The Dangers of Demonizing: The Real Cost of Our Country’s Dangerous Obsession
For a moment, put yourself in Vernon Hunter’s shoes. You are a 68-year-old black man in America. No doubt you’ve had to experience racism and discrimination, but you didn’t let it stop you. You chose to enter the military out of school and served proudly in Vietnam. You worked hard to support your family, and eventually ended up with a job in the IRS, a government job that provided some security for you and your loved ones. Your job is to help arrange payment plans for people who owe taxes. You are active in your church, have raised your children with integrity and honesty, and you are looking forward to retirement and raising grandchildren. Likely, you believe that following the rules, being honest and working hard, are virtues that will reward you. And it is likely you don’t pay much attention to the Tea Party crowd or the radical progressives and all the name-calling and vitriol from both sides. Yes, you are in a place where your friends and family love and respect you.

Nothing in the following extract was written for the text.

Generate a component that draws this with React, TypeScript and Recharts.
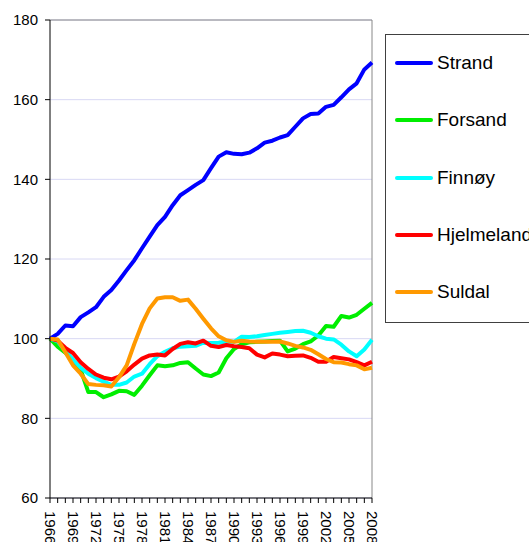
import React from 'react';
import {
  LineChart,
  Line,
  XAxis,
  YAxis,
  CartesianGrid,
  Legend,
  ReferenceLine,
} from 'recharts';

// Population index, 1966 = 100
const years = [
  1966, 1967, 1968, 1969, 1970, 1971, 1972, 1973, 1974, 1975, 1976,
  1977, 1978, 1979, 1980, 1981, 1982, 1983, 1984, 1985, 1986, 1987,
  1988, 1989, 1990, 1991, 1992, 1993, 1994, 1995, 1996, 1997, 1998,
  1999, 2000, 2001, 2002, 2003, 2004, 2005, 2006, 2007, 2008,
];

const strand = [
  100, 101.2, 103.3, 103.1, 105.4, 106.6, 107.9, 110.5, 112.2, 114.6, 117.2,
  119.7, 122.7, 125.6, 128.5, 130.6, 133.5, 136.0, 137.3, 138.6, 139.8, 142.8,
  145.7, 146.8, 146.4, 146.3, 146.7, 147.8, 149.2, 149.7, 150.5, 151.1, 153.2,
  155.3, 156.4, 156.5, 158.2, 158.7, 160.6, 162.6, 164.1, 167.6, 169.3,
];

const forsand = [
  100, 98.0, 96.5, 94.5, 92.2, 86.6, 86.6, 85.3, 86.0, 86.9, 86.8,
  85.9, 88.2, 90.8, 93.3, 93.1, 93.3, 93.9, 94.1, 92.5, 91.0, 90.6,
  91.5, 95.1, 97.4, 98.6, 99.1, 99.2, 99.3, 99.4, 99.5, 96.8, 97.5,
  98.6, 99.3, 100.8, 103.2, 103.0, 105.7, 105.3, 106.0, 107.5, 109.0,
];

const finnoy = [
  100, 99.3, 97.0, 94.8, 92.7, 91.2, 90.1, 89.2, 88.4, 88.4, 89.0,
  90.5, 91.2, 93.6, 95.6, 96.7, 97.6, 98.0, 98.1, 98.2, 99.0, 98.9,
  99.0, 99.3, 99.2, 100.5, 100.4, 100.6, 100.9, 101.2, 101.5, 101.7, 101.9,
  102.0, 101.5, 100.6, 100.0, 99.8, 98.5, 96.8, 95.6, 97.3, 99.7,
];

const hjelmeland = [
  100, 99.5, 97.7, 96.4, 94.1, 92.4, 91.0, 90.2, 89.8, 90.5, 91.8,
  93.5, 95.0, 95.8, 96.0, 95.8, 97.4, 98.7, 99.1, 98.8, 99.5, 98.2,
  97.9, 98.4, 98.1, 97.9, 97.6, 96.0, 95.3, 96.3, 96.0, 95.6, 95.7,
  95.8, 95.2, 94.2, 94.2, 95.4, 95.1, 94.8, 94.1, 93.3, 94.2,
];

const suldal = [
  100, 99.8, 96.6, 93.3, 91.2, 88.6, 88.4, 88.3, 88.0, 90.3, 93.3,
  98.7, 103.7, 107.6, 110.1, 110.4, 110.4, 109.5, 109.8, 107.5, 105.0, 102.6,
  100.6, 99.6, 99.2, 99.5, 99.3, 99.2, 99.2, 99.2, 99.3, 98.8, 98.2,
  97.8, 97.2, 96.1, 94.9, 94.1, 94.0, 93.6, 93.3, 92.3, 92.7,
];

const yTicks = [60, 80, 100, 120, 140, 160, 180];

const series = [
  { key: 'Strand', values: strand, color: '#0000ff' },
  { key: 'Forsand', values: forsand, color: '#00ee00' },
  { key: 'Finnøy', values: finnoy, color: '#00ffff' },
  { key: 'Hjelmeland', values: hjelmeland, color: '#ff0000' },
  { key: 'Suldal', values: suldal, color: '#ff9900' },
];

const data = years.map((year, i) => {
  const row: Record<string, number> = { year };
  series.forEach((s) => {
    row[s.key] = s.values[i];
  });
  return row;
});

const FONT = '"Liberation Sans", Arial, sans-serif';

function YearTick(props: any) {
  const { x, y, payload } = props;
  const yr = Number(payload.value);
  if ((yr - 1966) % 3 !== 0) return <g />;
  return (
    <text
      x={x}
      y={y}
      transform={`rotate(90 ${x} ${y})`}
      textAnchor="start"
      dominantBaseline="central"
      fontSize={15}
      fontFamily={FONT}
      fill="#000"
    >
      {yr}
    </text>
  );
}

function LegendBox() {
  return (
    <div
      style={{
        position: 'relative',
        width: 160,
        height: 289,
        border: '1px solid #404040',
        boxSizing: 'border-box',
        background: '#fff',
        fontFamily: FONT,
      }}
    >
      {series.map((s, i) => (
        <div
          key={s.key}
          style={{
            position: 'absolute',
            left: 9,
            top: 28 + i * 57.3 - 12,
            height: 24,
            display: 'flex',
            alignItems: 'center',
            whiteSpace: 'nowrap',
          }}
        >
          <div style={{ width: 38, height: 4, background: s.color, borderRadius: 2 }} />
          <span style={{ marginLeft: 4, fontSize: 19, color: '#000' }}>{s.key}</span>
        </div>
      ))}
    </div>
  );
}

export default function App() {
  return (
    <div
      style={{
        position: 'absolute',
        left: 0,
        top: 0,
        width: 529,
        height: 542,
        overflow: 'hidden',
        background: '#fff',
      }}
    >
      <LineChart
        width={529}
        height={542}
        data={data}
        margin={{ top: 20, right: 157, bottom: 0, left: 0 }}
      >
        <CartesianGrid vertical={false} stroke="#d8d8f4" strokeWidth={1} />
        <XAxis
          dataKey="year"
          interval={0}
          height={44}
          tick={<YearTick />}
          tickSize={5}
          tickMargin={8}
          stroke="#000"
          axisLine={{ stroke: '#000' }}
          tickLine={{ stroke: '#000' }}
        />
        <YAxis
          domain={[60, 180]}
          ticks={yTicks}
          width={50}
          tickSize={5}
          tickMargin={7}
          axisLine={{ stroke: '#000' }}
          tickLine={{ stroke: '#000' }}
          tick={{ fontSize: 15, fill: '#000', fontFamily: FONT }}
        />
        <ReferenceLine y={180} stroke="#888" strokeWidth={1} />
        <ReferenceLine x={2008} stroke="#888" strokeWidth={1} />
        {series.map((s) => (
          <Line
            key={s.key}
            type="linear"
            dataKey={s.key}
            stroke={s.color}
            strokeWidth={4}
            strokeLinejoin="round"
            dot={false}
            activeDot={false}
            isAnimationActive={false}
          />
        ))}
        <Legend
          layout="vertical"
          align="center"
          verticalAlign="middle"
          wrapperStyle={{ position: 'absolute', left: 385, top: 34, width: 160, height: 289 }}
          content={() => <LegendBox />}
        />
      </LineChart>
    </div>
  );
}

But then along comes Joe Stack and his long simmering feud with the IRS over taxes he does not want to pay on his income as an independent contractor. For some reason, Stack has decided that he is special. He does not have to follow the rules most people do. He is convinced that for whatever reason, he should be free of the responsibility of contributing to a society that educated him, allowed him to forge a career in software engineering (however troubled), enabled him to buy a nice house in Austin, gave him the wherewithal to get a pilot’s license, and even provided him the resources to own a plane. Yes indeed. Joe Stack, a white Anglo-Saxon Protestant man in the U.S. is a ‘victim.’
So Joe Stack the ‘victim’ sets his home on fire, which firefighters try to salvage for the wife and daughter he leaves behind (an effort funded by the taxes Stack won’t pay), drives off in his car (on roads built by the taxes Stack will not pay), gets into his expensive plane (paid for by the apparently discretionary income Stack does not want taxed), takes off from an airport (likely built in part by taxes Stack will not pay), and flies towards the building where Vernon Hunter works through the FAA secure skies over Austin (an agency paid for by the taxes Stack feels he does not have to pay).
That is when Vernon Hunter, in the middle of a normal Friday at work, is introduced to Joe Stack and he loses his life. He doesn’t know why. He doesn’t have a chance to defend himself. And he doesn’t deserve it.
But there are those who now argue that Joe Stack is a Patriot because he took a stand against the Government. A deranged man who lied to the IRS, who felt he was special, and who decides that he is going to commit murder because he doesn’t get what he wants, is a Patriot.
And these same people cast Vernon Hunter, a man who served his country in wartime, worked hard virtually his whole life, raised a family, and was loved and respected by friends and family, as a demon IRS worker who should die in the flames of Joe Stacks plane crash.
No….the real Patriot in this tragedy is Vernon Hunter. He is the real American hero; someone who served his family and his country, and lived honestly. He was killed by a cowardly hypocrite who railed against the misfortune that he brought on himself.